As noted in General Assembly resolution 66/290, “human security is an approach to assist Member States in identifying and addressing widespread and cross-cutting challenges to the survival, livelihood and dignity of their people.” It calls for “people-centred, comprehensive, context-specific and prevention-oriented responses that strengthen the protection and empowerment of all people.”


The human security approach is a proven analytical and planning framework that supports more comprehensive and preventive responses by the United Nations, cutting across sectors, developing contextually relevant solutions, and adopting partnerships to help realise a world free from fear, want and indignity.

From coordination to integration

The application of human security advances comprehensive responses that address the multidimensional causes and consequences of complex challenges. As such, it calls for integrated actions among a network of stakeholders to ensure lasting responses to the most difficult deficits in peace and development.

Promoting multi-stakeholder partnerships

Human security draws together the expertise and resources of a wide range of actors from the United Nations system, Governments, private sector, civil society and local communities. This allows for seizing synergies that capitalize on the comparative advantages of various stakeholders.

Localisation and ‘leaving no one behind’

Recognizing that the root causes and manifestations of challenges vary significantly across countries and communities, human security promotes responses that are grounded in local realities. It helps localise international and national agendas to ensure that no one is left behind.

Prevention and resilience

Prevention is the core objective of human security. It addresses the root causes of vulnerabilities, focuses attention on emerging risks and emphasizes early action. It strengthens local capacities to build resilience, and promotes solutions that enhance social cohesion and advance respect for human rights and dignity.
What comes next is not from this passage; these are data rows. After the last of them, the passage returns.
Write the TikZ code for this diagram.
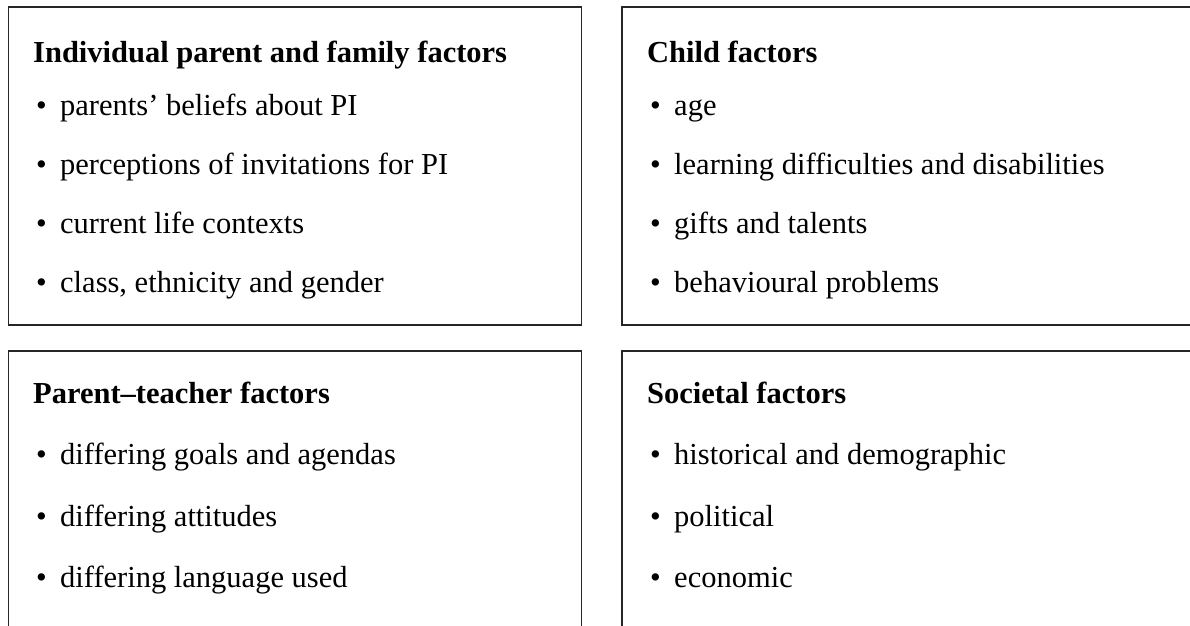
\documentclass[tikz,border=0pt]{standalone}
\usepackage{fontspec}
\setmainfont{Liberation Serif}
\begin{document}
\begin{tikzpicture}[x=1pt,y=-1pt,
  frame/.style={draw=black!85,line width=1.7pt},
  title/.style={anchor=base west,inner sep=0pt,font=\fontsize{30.5}{36}\selectfont\bfseries},
  item/.style={anchor=base west,inner sep=0pt,font=\fontsize{30.5}{36}\selectfont},
  dot/.style={anchor=base west,inner sep=0pt,font=\fontsize{30.5}{36}\selectfont}]
\useasboundingbox (0,0) rectangle (1190,625);
\clip (0,0) rectangle (1190,625);
% boxes
\draw[frame] (8.5,7) rectangle (581.5,325);
\draw[frame] (622,7) rectangle (1210,325);
\draw[frame] (8.5,351) rectangle (581.5,650);
\draw[frame] (622,351) rectangle (1210,650);
% top-left
\node[title] (t1) at (33,62) {Individual parent and family factors};
\foreach \i/\y/\t in {1/115/{parents’ beliefs about PI},2/174/{perceptions of invitations for PI},3/233/{current life contexts},4/292/{class, ethnicity and gender}}{
  \node[dot] (a\i b) at (36,\y) {\textbullet};
  \node[item] (a\i) at (60,\y) {\t};
}
% top-right
\node[title] (t2) at (647,62) {Child factors};
\foreach \i/\y/\t in {1/115/{age},2/174/{learning difficulties and disabilities},3/233/{gifts and talents},4/292/{behavioural problems}}{
  \node[dot] (b\i b) at (650,\y) {\textbullet};
  \node[item] (b\i) at (674,\y) {\t};
}
% bottom-left
\node[title] (t3) at (33,403) {Parent–teacher factors};
\foreach \i/\y/\t in {1/464/{differing goals and agendas},2/526/{differing attitudes},3/587/{differing language used}}{
  \node[dot] (c\i b) at (36,\y) {\textbullet};
  \node[item] (c\i) at (60,\y) {\t};
}
% bottom-right
\node[title] (t4) at (647,403) {Societal factors};
\foreach \i/\y/\t in {1/464/{historical and demographic},2/526/{political},3/587/{economic}}{
  \node[dot] (d\i b) at (650,\y) {\textbullet};
  \node[item] (d\i) at (674,\y) {\t};
}
\end{tikzpicture}
\end{document}
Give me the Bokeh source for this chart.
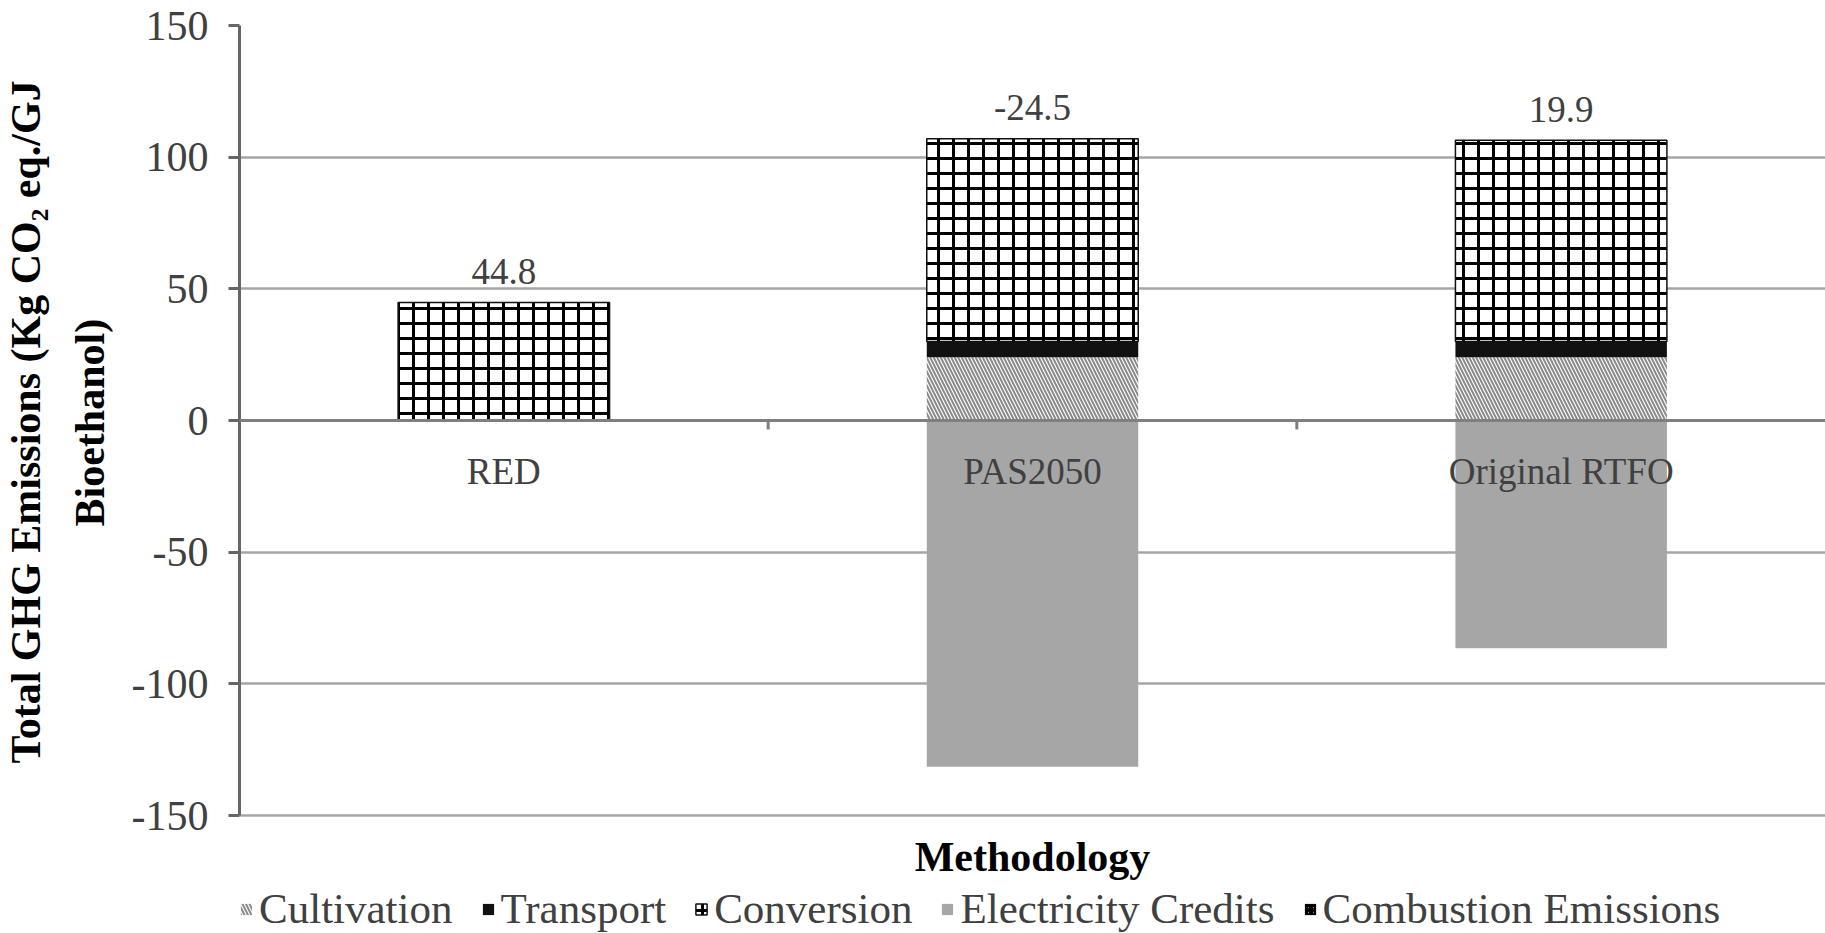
from bokeh.plotting import figure
from bokeh.models import (ColumnDataSource, Range1d, FixedTicker, PrintfTickFormatter,
                          Span, Legend, LegendItem, Title)
from bokeh.core.properties import value
from bokeh.embed import file_html
from bokeh.resources import INLINE

# GHG balance of bioethanol under three accounting methodologies (kg CO2 eq./GJ)
methods = ["RED", "PAS2050", "Original RTFO"]
cultivation = [0.0, 24.0, 24.0]
transport = [0.0, 6.0, 6.0]
conversion = [44.8, 77.0, 76.4]
electricity_credits = [0.0, -131.5, -86.5]
combustion = [0.0, 0.0, 0.0]
net_labels = ["44.8", "-24.5", "19.9"]
y_ticks = [-150, -100, -50, 0, 50, 100, 150]
y_title_lines = ["Total GHG Emissions (Kg CO\u2082 eq./GJ", "Bioethanol)"]

SERIF = "Liberation Serif"
TEXT_GREY = "#404040"

# the frame runs down to the page bottom so the axis title and legend can sit
# under the value axis; the axis itself is bounded to the tick span
Y_BOTTOM = y_ticks[0] - 44.8

xpos = [i + 0.5 for i in range(len(methods))]
pos_total = [a + b + c + d for a, b, c, d in zip(cultivation, transport, conversion, combustion)]

source = ColumnDataSource(dict(
    x=xpos, method=methods, cultivation=cultivation, transport=transport,
    conversion=conversion, combustion=combustion, elec=electricity_credits,
    zero=[0.0] * len(methods), pos_total=pos_total, label=net_labels,
))

p = figure(width=1825, height=933, output_backend="svg", toolbar_location=None,
           x_axis_type=None, x_range=Range1d(0, len(methods)),
           y_range=Range1d(Y_BOTTOM, y_ticks[-1]),
           min_border_left=239, min_border_right=0, min_border_top=25,
           min_border_bottom=0)
p.outline_line_color = None
p.background_fill_color = "white"
p.border_fill_color = "white"

# y axis
ax = p.yaxis[0]
ax.bounds = (y_ticks[0], y_ticks[-1])
ax.ticker = FixedTicker(ticks=y_ticks)
ax.formatter = PrintfTickFormatter(format="%d")
ax.major_label_text_font = SERIF
ax.major_label_text_font_size = "42px"
ax.major_label_text_color = TEXT_GREY
ax.major_tick_out = 11
ax.major_tick_in = 0
ax.major_tick_line_color = "#666666"
ax.major_tick_line_width = 3
ax.minor_tick_line_color = None
ax.axis_line_color = "#666666"
ax.axis_line_width = 3
ax.major_label_standoff = 20

# two-line value-axis title; each line starts `offset` px above the frame
# bottom so that both are centred on the bounded value range
for line, standoff, offset in zip(reversed(y_title_lines), (32, 0), (407, 170)):
    p.add_layout(Title(text=line, align="left", offset=offset, standoff=standoff,
                       text_font=SERIF, text_font_size="42px",
                       text_font_style="bold", text_color="black"), "left")

p.ygrid.ticker = FixedTicker(ticks=y_ticks)
p.ygrid.bounds = (y_ticks[0], y_ticks[-1])
p.ygrid.grid_line_color = "#a6a6a6"
p.ygrid.grid_line_width = 2.5

# stacked positive components
stack = p.vbar_stack(
    ["cultivation", "transport", "conversion", "combustion"],
    x="x", width=0.4, source=source,
    fill_color=["white", "#111111", "white", "white"],
    line_color=[None, None, "#111111", None],
    line_width=[1, 1, 1.5, 1],
    hatch_pattern=["\\", " ", "+", "/"],
    hatch_color=["#8a8a8a", "#111111", "#000000", "#000000"],
    hatch_weight=[2, 1, 3, 3],
    hatch_scale=[7, 12, 15, 5],
)
r_cult, r_trans, r_conv, r_comb = stack

# negative electricity credits
r_elec = p.vbar(x="x", top="zero", bottom="elec", width=0.4, source=source,
                fill_color="#a6a6a6", line_color=None)

# horizontal category axis at zero
p.add_layout(Span(location=0, dimension="width", line_color="#7f7f7f", line_width=3))
bounds = list(range(1, len(methods)))
p.segment(x0=bounds, y0=[0] * len(bounds), x1=bounds, y1=[-3.4] * len(bounds),
          line_color="#7f7f7f", line_width=3)

p.text(x="x", y="zero", text="method", source=source, text_align="center",
       text_baseline="alphabetic", y_offset=51, text_font=value(SERIF),
       text_font_size="37px", text_color=TEXT_GREY)

# net value labels above each column
p.text(x="x", y="pos_total", text="label", source=source, text_align="center",
       text_baseline="alphabetic", y_offset=-31, text_font=value(SERIF),
       text_font_size="37px", text_color=TEXT_GREY)

# category axis title under the value range
p.text(x=[len(methods) / 2], y=[y_ticks[0]], text=["Methodology"], text_align="center",
       text_baseline="alphabetic", y_offset=41, text_font=value(SERIF),
       text_font_size="42px", text_font_style="bold", text_color="black")

legend = Legend(items=[
    LegendItem(label="Cultivation", renderers=[r_cult]),
    LegendItem(label="Transport", renderers=[r_trans]),
    LegendItem(label="Conversion", renderers=[r_conv]),
    LegendItem(label="Electricity Credits", renderers=[r_elec]),
    LegendItem(label="Combustion Emissions", renderers=[r_comb]),
], orientation="horizontal", location=(0, 0))
legend.label_text_font = SERIF
legend.label_text_font_size = "43px"
legend.label_text_color = TEXT_GREY
legend.glyph_width = 14
legend.glyph_height = 14
legend.label_standoff = 6
legend.spacing = 28
legend.padding = 0
legend.margin = 0
legend.border_line_color = None
legend.background_fill_alpha = 0
p.add_layout(legend)

open("out.html", "w").write(file_html(p, INLINE))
Programmes applying the human security approach and supported by the UN Trust Fund for Human Security (UNTFHS) have a well-established track record and proven value. They have reinforced United Nations support to Member States in strengthening resilience to climate change and natural disasters; promoting peaceful and inclusive societies; addressing the underlying causes of persistent poverty; and bolstering the transition from humanitarian crisis to longer term sustainable development. As such, the application of human security can significantly enhance actions taken by the United Nations and its partners to fully realize the transformative promise of the 2030 Agenda for Sustainable Development, the New York Declaration for Refugees and Migrants, the Sendai Framework for Disaster Risk Reduction, and the Sustaining Peace Agenda.